Requirements: Search the listing for "this" and copy every line where it appears.
————————
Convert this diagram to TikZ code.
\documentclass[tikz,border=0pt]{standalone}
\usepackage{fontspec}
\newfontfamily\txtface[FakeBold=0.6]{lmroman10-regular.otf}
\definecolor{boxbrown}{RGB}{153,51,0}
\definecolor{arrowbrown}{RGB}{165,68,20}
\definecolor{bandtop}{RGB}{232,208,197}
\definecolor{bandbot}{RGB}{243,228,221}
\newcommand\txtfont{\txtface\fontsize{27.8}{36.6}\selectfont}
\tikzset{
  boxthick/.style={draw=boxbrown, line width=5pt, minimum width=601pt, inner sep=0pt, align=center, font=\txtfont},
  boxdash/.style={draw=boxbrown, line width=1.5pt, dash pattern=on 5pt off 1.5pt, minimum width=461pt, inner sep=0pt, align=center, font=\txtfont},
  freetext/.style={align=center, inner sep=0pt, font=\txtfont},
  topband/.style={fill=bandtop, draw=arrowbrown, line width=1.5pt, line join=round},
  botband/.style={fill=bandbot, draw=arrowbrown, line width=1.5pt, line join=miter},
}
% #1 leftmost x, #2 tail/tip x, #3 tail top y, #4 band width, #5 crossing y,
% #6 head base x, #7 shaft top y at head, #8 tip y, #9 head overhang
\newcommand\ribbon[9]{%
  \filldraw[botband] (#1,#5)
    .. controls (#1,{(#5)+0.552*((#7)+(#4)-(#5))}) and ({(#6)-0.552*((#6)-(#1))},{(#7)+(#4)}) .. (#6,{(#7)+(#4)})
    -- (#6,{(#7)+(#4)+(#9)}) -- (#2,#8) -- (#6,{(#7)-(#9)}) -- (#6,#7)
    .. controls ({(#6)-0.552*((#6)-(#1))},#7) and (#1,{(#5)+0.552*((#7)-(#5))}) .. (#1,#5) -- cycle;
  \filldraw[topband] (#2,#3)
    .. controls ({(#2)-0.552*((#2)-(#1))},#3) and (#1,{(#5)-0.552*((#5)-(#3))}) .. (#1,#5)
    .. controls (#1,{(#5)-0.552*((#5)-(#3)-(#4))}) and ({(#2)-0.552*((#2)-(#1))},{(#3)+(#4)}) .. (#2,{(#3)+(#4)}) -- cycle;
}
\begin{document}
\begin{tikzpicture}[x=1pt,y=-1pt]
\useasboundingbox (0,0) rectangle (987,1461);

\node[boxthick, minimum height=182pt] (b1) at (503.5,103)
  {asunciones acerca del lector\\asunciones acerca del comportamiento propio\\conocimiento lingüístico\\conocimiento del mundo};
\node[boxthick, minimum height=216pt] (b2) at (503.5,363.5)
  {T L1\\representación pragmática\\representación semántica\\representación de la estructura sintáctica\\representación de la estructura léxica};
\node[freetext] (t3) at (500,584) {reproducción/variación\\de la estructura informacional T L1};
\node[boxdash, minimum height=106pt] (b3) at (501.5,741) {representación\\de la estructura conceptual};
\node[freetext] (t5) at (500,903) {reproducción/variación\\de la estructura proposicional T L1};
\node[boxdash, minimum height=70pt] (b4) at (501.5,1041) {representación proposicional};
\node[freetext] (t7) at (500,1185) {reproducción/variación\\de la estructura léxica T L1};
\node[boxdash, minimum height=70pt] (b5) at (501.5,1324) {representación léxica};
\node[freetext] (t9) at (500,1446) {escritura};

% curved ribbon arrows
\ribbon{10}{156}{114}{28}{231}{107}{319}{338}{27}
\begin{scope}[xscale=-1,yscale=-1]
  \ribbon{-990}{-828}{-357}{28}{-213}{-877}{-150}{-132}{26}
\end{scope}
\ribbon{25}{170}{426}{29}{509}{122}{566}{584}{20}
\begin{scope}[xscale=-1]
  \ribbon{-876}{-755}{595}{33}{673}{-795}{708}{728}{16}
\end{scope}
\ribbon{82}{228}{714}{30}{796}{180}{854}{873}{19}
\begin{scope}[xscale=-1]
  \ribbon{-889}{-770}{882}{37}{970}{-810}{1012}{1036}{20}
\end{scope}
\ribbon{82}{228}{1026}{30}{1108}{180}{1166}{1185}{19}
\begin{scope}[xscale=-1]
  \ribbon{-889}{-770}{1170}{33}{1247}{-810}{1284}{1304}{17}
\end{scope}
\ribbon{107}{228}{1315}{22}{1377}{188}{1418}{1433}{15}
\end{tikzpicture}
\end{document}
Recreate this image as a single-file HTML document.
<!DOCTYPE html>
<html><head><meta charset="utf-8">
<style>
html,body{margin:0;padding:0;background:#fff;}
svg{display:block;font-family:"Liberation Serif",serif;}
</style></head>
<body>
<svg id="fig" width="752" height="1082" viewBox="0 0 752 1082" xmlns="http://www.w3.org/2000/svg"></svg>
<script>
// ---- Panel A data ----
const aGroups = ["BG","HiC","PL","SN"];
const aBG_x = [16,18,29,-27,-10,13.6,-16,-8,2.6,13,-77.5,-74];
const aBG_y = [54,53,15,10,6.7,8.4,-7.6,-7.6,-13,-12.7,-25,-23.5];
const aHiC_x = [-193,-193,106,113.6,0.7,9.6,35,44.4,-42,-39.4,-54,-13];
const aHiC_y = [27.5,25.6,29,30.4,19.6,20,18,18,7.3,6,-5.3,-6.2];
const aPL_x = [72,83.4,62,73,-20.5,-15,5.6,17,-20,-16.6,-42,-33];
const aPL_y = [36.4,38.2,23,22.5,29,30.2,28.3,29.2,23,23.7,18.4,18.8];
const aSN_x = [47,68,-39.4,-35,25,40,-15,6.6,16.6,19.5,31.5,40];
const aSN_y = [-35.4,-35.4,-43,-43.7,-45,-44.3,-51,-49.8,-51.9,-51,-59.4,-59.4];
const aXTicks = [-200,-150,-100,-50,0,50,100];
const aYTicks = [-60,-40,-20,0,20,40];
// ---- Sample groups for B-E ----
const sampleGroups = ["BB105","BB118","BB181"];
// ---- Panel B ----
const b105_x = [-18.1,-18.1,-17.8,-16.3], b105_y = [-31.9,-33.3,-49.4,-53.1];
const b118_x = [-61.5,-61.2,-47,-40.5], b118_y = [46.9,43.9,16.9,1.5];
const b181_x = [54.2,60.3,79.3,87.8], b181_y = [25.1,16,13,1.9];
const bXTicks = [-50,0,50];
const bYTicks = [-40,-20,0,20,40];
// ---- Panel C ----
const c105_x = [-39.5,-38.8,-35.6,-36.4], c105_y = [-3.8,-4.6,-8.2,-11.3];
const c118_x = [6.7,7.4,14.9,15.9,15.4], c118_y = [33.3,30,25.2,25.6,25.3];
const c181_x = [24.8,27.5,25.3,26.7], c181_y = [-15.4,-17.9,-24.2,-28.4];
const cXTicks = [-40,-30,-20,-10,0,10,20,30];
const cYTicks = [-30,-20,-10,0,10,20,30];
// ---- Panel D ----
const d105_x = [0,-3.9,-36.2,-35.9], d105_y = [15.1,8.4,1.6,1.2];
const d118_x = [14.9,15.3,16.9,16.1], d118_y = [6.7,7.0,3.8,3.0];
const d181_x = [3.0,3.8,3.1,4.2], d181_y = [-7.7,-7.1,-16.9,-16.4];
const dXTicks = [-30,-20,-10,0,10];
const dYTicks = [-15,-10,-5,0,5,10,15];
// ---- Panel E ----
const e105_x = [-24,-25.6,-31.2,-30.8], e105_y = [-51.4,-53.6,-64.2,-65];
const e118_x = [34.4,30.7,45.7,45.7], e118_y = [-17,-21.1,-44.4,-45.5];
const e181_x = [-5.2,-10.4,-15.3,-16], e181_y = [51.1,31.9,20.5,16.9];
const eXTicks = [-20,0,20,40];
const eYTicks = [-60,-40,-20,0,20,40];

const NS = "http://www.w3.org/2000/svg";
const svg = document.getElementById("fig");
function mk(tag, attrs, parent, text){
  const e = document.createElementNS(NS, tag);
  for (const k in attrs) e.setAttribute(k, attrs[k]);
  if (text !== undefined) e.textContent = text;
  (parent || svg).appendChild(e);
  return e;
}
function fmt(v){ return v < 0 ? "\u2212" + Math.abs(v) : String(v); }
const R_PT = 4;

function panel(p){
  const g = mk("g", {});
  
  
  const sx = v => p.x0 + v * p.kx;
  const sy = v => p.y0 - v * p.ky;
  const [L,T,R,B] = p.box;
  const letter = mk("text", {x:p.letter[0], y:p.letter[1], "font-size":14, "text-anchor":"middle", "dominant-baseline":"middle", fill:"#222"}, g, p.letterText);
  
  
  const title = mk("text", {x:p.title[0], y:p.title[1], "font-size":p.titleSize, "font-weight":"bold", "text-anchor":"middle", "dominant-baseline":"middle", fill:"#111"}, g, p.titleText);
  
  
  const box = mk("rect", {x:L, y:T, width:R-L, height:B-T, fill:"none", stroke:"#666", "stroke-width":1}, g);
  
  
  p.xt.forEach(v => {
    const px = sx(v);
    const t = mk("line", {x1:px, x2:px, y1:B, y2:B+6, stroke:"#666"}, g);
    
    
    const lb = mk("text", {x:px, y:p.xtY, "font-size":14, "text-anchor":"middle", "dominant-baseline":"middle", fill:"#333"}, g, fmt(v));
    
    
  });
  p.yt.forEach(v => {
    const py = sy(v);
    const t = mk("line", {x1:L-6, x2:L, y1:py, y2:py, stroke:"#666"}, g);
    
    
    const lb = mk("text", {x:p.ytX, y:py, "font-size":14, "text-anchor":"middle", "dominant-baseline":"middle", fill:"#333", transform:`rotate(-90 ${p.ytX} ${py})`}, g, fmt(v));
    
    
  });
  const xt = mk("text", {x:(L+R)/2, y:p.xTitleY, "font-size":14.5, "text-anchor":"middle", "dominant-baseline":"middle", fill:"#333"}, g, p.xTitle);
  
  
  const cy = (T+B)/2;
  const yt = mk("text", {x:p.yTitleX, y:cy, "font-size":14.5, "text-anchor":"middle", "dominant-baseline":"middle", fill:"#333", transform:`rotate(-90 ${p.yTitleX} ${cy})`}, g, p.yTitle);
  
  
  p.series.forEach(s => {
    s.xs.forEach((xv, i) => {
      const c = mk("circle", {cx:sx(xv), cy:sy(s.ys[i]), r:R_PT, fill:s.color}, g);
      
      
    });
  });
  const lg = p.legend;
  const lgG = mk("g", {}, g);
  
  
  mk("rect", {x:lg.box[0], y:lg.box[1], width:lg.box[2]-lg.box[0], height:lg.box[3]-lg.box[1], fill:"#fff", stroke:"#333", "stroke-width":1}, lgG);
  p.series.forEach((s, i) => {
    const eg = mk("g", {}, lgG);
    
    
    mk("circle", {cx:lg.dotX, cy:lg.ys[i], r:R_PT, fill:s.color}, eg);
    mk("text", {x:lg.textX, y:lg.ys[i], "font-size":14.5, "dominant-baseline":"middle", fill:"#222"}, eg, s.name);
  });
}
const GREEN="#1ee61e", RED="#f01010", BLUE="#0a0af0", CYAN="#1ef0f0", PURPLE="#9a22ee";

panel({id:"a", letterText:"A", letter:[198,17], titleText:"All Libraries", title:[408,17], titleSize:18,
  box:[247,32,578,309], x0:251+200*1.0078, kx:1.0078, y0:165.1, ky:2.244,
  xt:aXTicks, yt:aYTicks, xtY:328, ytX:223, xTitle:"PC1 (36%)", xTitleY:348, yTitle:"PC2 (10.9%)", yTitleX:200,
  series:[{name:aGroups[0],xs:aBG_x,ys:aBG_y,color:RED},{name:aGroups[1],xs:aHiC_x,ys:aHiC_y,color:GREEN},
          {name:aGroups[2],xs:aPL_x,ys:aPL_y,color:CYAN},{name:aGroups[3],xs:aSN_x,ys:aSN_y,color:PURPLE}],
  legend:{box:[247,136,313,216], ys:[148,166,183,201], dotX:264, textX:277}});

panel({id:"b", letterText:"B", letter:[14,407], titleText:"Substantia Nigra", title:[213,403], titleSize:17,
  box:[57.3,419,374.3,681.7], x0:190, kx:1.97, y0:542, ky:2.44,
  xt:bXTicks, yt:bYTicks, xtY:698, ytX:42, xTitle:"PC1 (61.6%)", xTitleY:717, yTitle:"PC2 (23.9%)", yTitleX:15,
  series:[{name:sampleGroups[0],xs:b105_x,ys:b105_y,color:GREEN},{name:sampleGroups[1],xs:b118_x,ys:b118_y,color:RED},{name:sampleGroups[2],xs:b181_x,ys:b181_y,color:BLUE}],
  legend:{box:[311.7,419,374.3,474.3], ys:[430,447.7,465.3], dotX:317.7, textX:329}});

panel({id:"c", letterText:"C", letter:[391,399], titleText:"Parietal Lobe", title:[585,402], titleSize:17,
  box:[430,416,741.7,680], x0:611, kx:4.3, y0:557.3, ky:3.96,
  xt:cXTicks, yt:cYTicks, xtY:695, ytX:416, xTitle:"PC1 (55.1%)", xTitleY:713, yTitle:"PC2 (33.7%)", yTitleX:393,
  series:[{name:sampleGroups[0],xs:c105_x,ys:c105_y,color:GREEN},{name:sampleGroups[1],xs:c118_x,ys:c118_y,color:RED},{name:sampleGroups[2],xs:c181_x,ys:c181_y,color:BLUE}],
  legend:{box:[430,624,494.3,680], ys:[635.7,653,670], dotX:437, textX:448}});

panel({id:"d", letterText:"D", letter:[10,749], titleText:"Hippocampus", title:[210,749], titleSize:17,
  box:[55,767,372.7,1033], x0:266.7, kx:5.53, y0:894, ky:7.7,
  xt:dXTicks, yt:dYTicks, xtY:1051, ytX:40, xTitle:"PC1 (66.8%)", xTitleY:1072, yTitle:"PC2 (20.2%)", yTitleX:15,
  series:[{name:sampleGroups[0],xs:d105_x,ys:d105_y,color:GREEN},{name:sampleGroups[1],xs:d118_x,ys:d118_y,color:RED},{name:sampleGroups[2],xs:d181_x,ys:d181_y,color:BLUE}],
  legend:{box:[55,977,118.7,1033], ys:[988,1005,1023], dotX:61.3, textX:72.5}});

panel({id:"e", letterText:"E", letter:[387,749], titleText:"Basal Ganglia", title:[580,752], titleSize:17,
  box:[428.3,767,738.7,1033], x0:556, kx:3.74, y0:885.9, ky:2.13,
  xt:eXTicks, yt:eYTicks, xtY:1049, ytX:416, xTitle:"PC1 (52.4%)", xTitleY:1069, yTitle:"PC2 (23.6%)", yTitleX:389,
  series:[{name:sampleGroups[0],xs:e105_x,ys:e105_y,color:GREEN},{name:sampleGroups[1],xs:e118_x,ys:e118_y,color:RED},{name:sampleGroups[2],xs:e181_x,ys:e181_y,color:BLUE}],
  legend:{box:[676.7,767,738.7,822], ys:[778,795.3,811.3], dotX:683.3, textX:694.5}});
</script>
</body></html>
————————
Final result:
Convert this diagram to TikZ code.
Recreate this image as a single-file HTML document.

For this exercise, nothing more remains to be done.